Garbage collection in WebSphere Application Server V8, Part 2: Balanced garbage collection as a new option


In a Java™ Virtual Machine (JVM), the garbage collector reduces the application developer's memory management burden. Garbage collection (GC) is an automated system that handles both the allocation and reclamation of memory for Java objects. This helps reduce the complexity of application development, but comes at a cost that can manifest itself as uneven performance through an application's lifetime, as well as disruptive long pauses that can impact application responsiveness.
Part 1 of this series described the garbage collection policies available in IBM WebSphere Application Server V8 and information for configuring the new default generational policy. This article discusses the balanced garbage collection policy, a new GC technology available in WebSphere Application Server V8, available through the command line option, -Xgcpolicy:balanced. The balanced collector aims to even out pause times and reduce the overhead of some of the costlier operations typically associated with garbage collection, as shown in Figure 1.

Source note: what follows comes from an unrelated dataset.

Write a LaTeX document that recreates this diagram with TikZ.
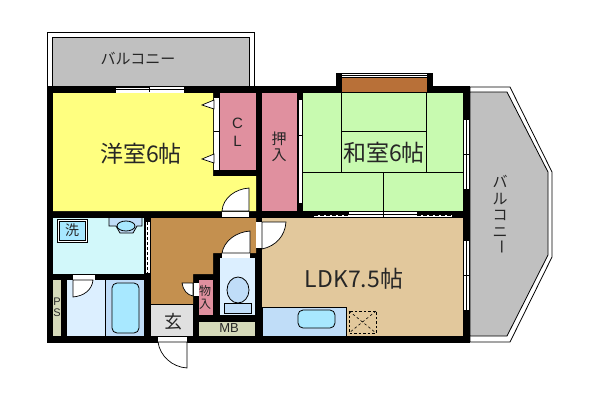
\documentclass[tikz,border=0pt]{standalone}
\usepackage{fontspec}
\setmainfont{Liberation Sans}
\newfontfamily\jp{Noto Sans CJK JP}
\definecolor{cyellow}{HTML}{FFFF80}
\definecolor{cpink}{HTML}{E0909F}
\definecolor{cgreen}{HTML}{C8FAB0}
\definecolor{cbrown}{HTML}{C4904F}
\definecolor{calc}{HTML}{B87038}
\definecolor{cldk}{HTML}{E2C89C}
\definecolor{cgrey}{HTML}{C0C0C0}
\definecolor{ccyan}{HTML}{D2F8FA}
\definecolor{cdress}{HTML}{DCEFFF}
\definecolor{cbath}{HTML}{C0DDF8}
\definecolor{ctub}{HTML}{A8E8FF}
\definecolor{cps}{HTML}{D6DABA}
\definecolor{cgen}{HTML}{E0E0E0}
\tikzset{
  thin line/.style={draw=black,line width=0.8pt},
  winpane/.style={fill=white,draw=black,line width=0.5pt},
  doorleaf/.style={fill=white,draw=black,line width=0.7pt},
  label/.style={inner sep=0pt,text=black!85},
  big/.style={label,font=\jp\fontsize{23}{23}\selectfont},
  mid/.style={label,font=\jp\fontsize{15}{16.5}\selectfont},
  small/.style={label,font=\jp\fontsize{12}{13}\selectfont},
  latin/.style={label,font=\fontsize{13}{15}\selectfont},
}
\begin{document}
\begin{tikzpicture}[x=1pt,y=-1pt]
\useasboundingbox (0,0) rectangle (600,402);
% balconies
\filldraw[fill=white,thin line] (47.5,88) -- (47.5,32) -- (254,32) -- (254,88);
\filldraw[fill=cgrey,thin line] (52,88) -- (52,37) -- (249,37) -- (249,88);
\filldraw[fill=white,thin line] (470,87) -- (510,87) -- (552,172) -- (552,257) -- (510,342) -- (470,342) -- cycle;
\filldraw[fill=cgrey,thin line] (470,92) -- (507,92) -- (548,172) -- (548,255) -- (507,336) -- (470,336) -- cycle;
% walls
\fill[black] (47,86) rectangle (470,342.5);
\fill[black] (336,73) rectangle (433,93);
% rooms
\fill[cyellow] (53,93) -- (213,93) -- (213,176) -- (256,176) -- (256,211) -- (53,211) -- cycle;
\fill[cpink] (220,93) rectangle (255.5,170);
\fill[cpink] (262,93) rectangle (297,211);
\fill[cgreen] (303,93) rectangle (463,211);
\fill[calc] (342,78) rectangle (427,92);
\fill[cldk] (262,218) rectangle (463,336);
\fill[ccyan] (53,218) rectangle (144,274);
\fill[cbrown] (151,218) -- (256,218) -- (256,253) -- (213,253) -- (213,274) -- (193,274) -- (193,304) -- (151,304) -- cycle;
\fill[cgen] (151,304) rectangle (193,336);
\draw[thin line] (151,304) -- (193,304);
\fill[cdress] (220,258) rectangle (255,315);
\fill[cps] (199,322) rectangle (255,336);
\fill[cpink] (199,280) rectangle (213,315);
\fill[cps] (53,280) rectangle (61,336);
\fill[cdress] (67,280) rectangle (105,336);
\fill[cbath] (105,280) rectangle (144,336);
\draw[thin line] (105,280) -- (105,336);
% tatami
\draw[thin line] (341,93) -- (341,172) (426,93) -- (426,172) (303,172) -- (463,172) (341,131) -- (426,131) (383,172) -- (383,211) (342,92.5) -- (427,92.5);
% windows
\fill[white] (116,87) rectangle (184,92.5);
\draw[line width=0.6pt] (116,89.5) -- (184,89.5) (149,87) -- (149,92) (116,87) -- (149,87);
\fill[white] (342,73.5) rectangle (427,77);
\draw[line width=0.6pt] (342,75) -- (386,75) (384,75) -- (427,75);
\fill[white] (464,120) rectangle (469,189);
\draw[line width=0.6pt] (466.5,120) -- (466.5,189) (464,154) -- (469,154);
\fill[white] (464,241) rectangle (469,310);
\draw[line width=0.6pt] (466.5,241) -- (466.5,310) (464,275) -- (469,275);
\fill[white] (349,212) rectangle (417,214.5);
\fill[white] (314,214.5) rectangle (452,217);
\draw[line width=0.6pt,dash pattern=on 4pt off 2pt] (314,215.5) -- (349,215.5) (417,215.5) -- (452,215.5);
\draw[line width=0.6pt] (349,214.5) -- (417,214.5) (383,211) -- (383,217);
% closet sliding doors
\fill[white] (214,98) rectangle (219,170);
\draw[line width=0.6pt] (214,131) -- (219,131);
\fill[white] (298.5,100) rectangle (302,203);
\draw[line width=0.6pt] (298,135) -- (303,135) (302,168) -- (302,173);
\filldraw[doorleaf] (214,100) -- (202,105) -- (214,109) -- cycle;
\filldraw[doorleaf] (214,154) -- (202,159) -- (214,163) -- cycle;
% doors
\fill[white] (222,211.5) rectangle (249,217);
\filldraw[doorleaf] (249,211) -- (249,188) .. controls (235,189) and (223,198) .. (222,211) -- cycle;
\fill[white] (73,274.5) rectangle (95,280);
\filldraw[doorleaf] (73,280) -- (73,297) .. controls (84,296) and (92,290) .. (93,280) -- cycle;
\fill[white] (222,253) rectangle (250,258);
\filldraw[doorleaf] (250,253) -- (250,231) .. controls (236,232) and (224,241) .. (222,253) -- cycle;
\fill[white] (256,222) rectangle (261.5,248);
\filldraw[doorleaf] (262,222) -- (286,222) .. controls (285,236) and (276,246) .. (262,249) -- cycle;
\fill[white] (193.5,283) rectangle (198.5,296);
\filldraw[doorleaf] (193,283) -- (182,283) .. controls (183,290) and (187,295) .. (193,296) -- cycle;
\fill[white] (158,336.5) rectangle (187,342);
\filldraw[doorleaf] (187,342) -- (187,368) .. controls (172,367) and (160,356) .. (158,342) -- cycle;
\fill[white] (145.5,222) rectangle (150,273);
\draw[line width=0.6pt,dash pattern=on 3pt off 2pt] (147.5,222) -- (147.5,273);
% fixtures
\filldraw[fill=ctub,thin line,rounded corners=5pt] (112,283) rectangle (139,333);
\filldraw[fill=white,thin line] (57,219) rectangle (87,242);
\filldraw[fill=ctub,thin line] (59,221) rectangle (85,240);
\filldraw[fill=cbath,thin line] (109,218) -- (109,226) -- (116,226) -- (120,233) -- (133,233) -- (137,226) -- (142,226) -- (142,218);
\filldraw[fill=ctub,thin line] (126,226) ellipse (9 and 5);
\filldraw[fill=cbath,thin line] (238,290) ellipse (11 and 13);
\filldraw[fill=cbath,thin line] (224,303) rectangle (251,313);
\filldraw[fill=cbath,thin line] (262,307) rectangle (346,336);
\filldraw[fill=ctub,thin line,rounded corners=5pt] (298,310) rectangle (335,328);
\draw[line width=0.7pt,dash pattern=on 2.5pt off 2pt] (349,311) rectangle (376,333);
\draw[line width=0.6pt,dash pattern=on 2.5pt off 2.5pt] (349,311) -- (376,333) (376,311) -- (349,333);
% labels
\node[mid] (balc1) at (138,59) {バルコニー};
\node[big] (yoshitsu) at (141,154) {洋室6帖};
\node[big] (washitsu) at (384,153) {和室6帖};
\node[big] (ldk) at (354,279) {LDK7.5帖};
\node[latin,align=center,font=\fontsize{15}{17.5}\selectfont] (cl) at (237.5,132.5) {C\\L};
\node[mid,align=center] (oshiire) at (279,147) {押\\入};
\node[small,align=center] (monoire) at (205,297) {物\\入};
\node[label,font=\jp\fontsize{18}{18}\selectfont] (genkan) at (173,322) {玄};
\node[latin] (mb) at (229,328) {MB};
\node[latin,align=center,font=\fontsize{11}{11.5}\selectfont] (ps) at (57,307.5) {P\\S};
\node[mid,font=\jp\fontsize{14}{14}\selectfont] (wash) at (72,230.5) {洗};
\node[mid,align=center] (balc2a) at (500,206.5) {バ\\ル\\コ\\ニ};
\node[mid,rotate=-90] (balc2b) at (500,247) {ー};
\end{tikzpicture}
\end{document}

Figure 1. Pause time goals of the balanced collector
Figure 1. Pause time goals of the balanced collector
The cost of garbage collection can be attributed to a number of factors. Some of the most important are:
  • Total size of live data: As the number and size of objects that are live (that is, accessible to the application through a series of object references) in the system increases, the cost of tracing, or discovering, those live objects increases.
  • Heap fragmentation: As objects become reclaimable, the associated memory must be managed to satisfy allocation. The cost associated with tracking this memory, making it available for allocation, and relocating live objects to coalesce free memory, can be high.

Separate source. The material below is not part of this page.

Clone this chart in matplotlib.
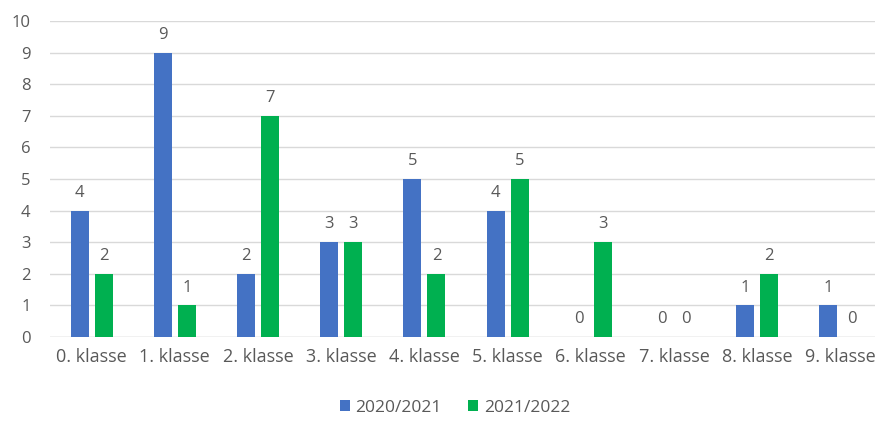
import matplotlib.pyplot as plt
import numpy as np

plt.rcParams['font.family'] = ['Open Sans', 'DejaVu Sans']

categories = ['0. klasse', '1. klasse', '2. klasse', '3. klasse', '4. klasse',
              '5. klasse', '6. klasse', '7. klasse', '8. klasse', '9. klasse']
series_names = ['2020/2021', '2021/2022']
values_2020 = [4, 9, 2, 3, 5, 4, 0, 0, 1, 1]
values_2021 = [2, 1, 7, 3, 2, 5, 3, 0, 2, 0]

blue = '#4472C4'
green = '#00B050'
text_col = '#595959'

fig = plt.figure(figsize=(8.75, 4.21), dpi=100)
ax = fig.add_axes([50 / 875, 1 - 337 / 421, 832 / 875, 316 / 421])

x = np.arange(len(categories))
w = 0.216
off = 0.144
b1 = ax.bar(x - off, values_2020, w, color=blue, label=series_names[0], zorder=3)
b2 = ax.bar(x + off, values_2021, w, color=green, label=series_names[1], zorder=3)

for bars in (b1, b2):
    for r in bars:
        ax.annotate(f'{int(r.get_height())}', (r.get_x() + r.get_width() / 2, r.get_height()),
                    xytext=(0, 7), textcoords='offset points', ha='center', va='bottom',
                    fontsize=12, color=text_col)

ax.set_xlim(-0.5, len(categories) - 0.5)
ax.set_ylim(0, 10)
ax.set_yticks(range(0, 11))
ax.set_xticks(x)
ax.set_xticklabels(categories, fontsize=13)
ax.tick_params(axis='both', length=0, colors=text_col)
ax.tick_params(axis='y', labelsize=12, pad=14)
ax.tick_params(axis='x', pad=8)
ax.grid(axis='y', color='#D9D9D9', linewidth=1, zorder=0)
for s in ax.spines.values():
    s.set_visible(False)
ax.axhline(0, color='#D9D9D9', linewidth=1, zorder=1)

fig.legend(handles=[b1, b2], loc='center', bbox_to_anchor=(455 / 875, 1 - 408 / 421),
           ncol=2, frameon=False, fontsize=12.5, handlelength=0.6, handleheight=0.6,
           handletextpad=0.3, columnspacing=1.5, labelcolor=text_col)

fig.savefig('out.png', dpi=100)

  • Rate of allocation: The speed at which objects are allocated, along with their size, will dictate the consumption rate of free memory, and, in turn, the frequency of garbage collection. An application with a high rate of allocation might experience disruptive GC pauses more frequently.
  • Parallelism: The garbage collector might use multiple threads for garbage collection. As more threads work to complete the collection in parallel, garbage collection pause times decrease.
A common pattern in recent Java applications is the use of in-heap data stores. Examples include in-memory databases or low latency caches, often seen in NoSQL solutions. These deployments typically have a relatively low number of available cores compared to the large amount of memory being managed. Responsiveness in these applications is key -- long GC pauses can interrupt keep-alive heartbeats in data grid systems, leading to false conclusions that nodes within the data grid have failed and forcing a node restart. This causes poor responsiveness, wasted bandwidth as grid nodes are restarted and repopulated, and increased pressure on surviving nodes as they struggle to service increased load.
Existing approaches to garbage collection use powerful techniques to effectively address many of today's GC pause time issues. However, increasing heap sizes and changes in data patterns are beginning to expose weaknesses in these traditional models.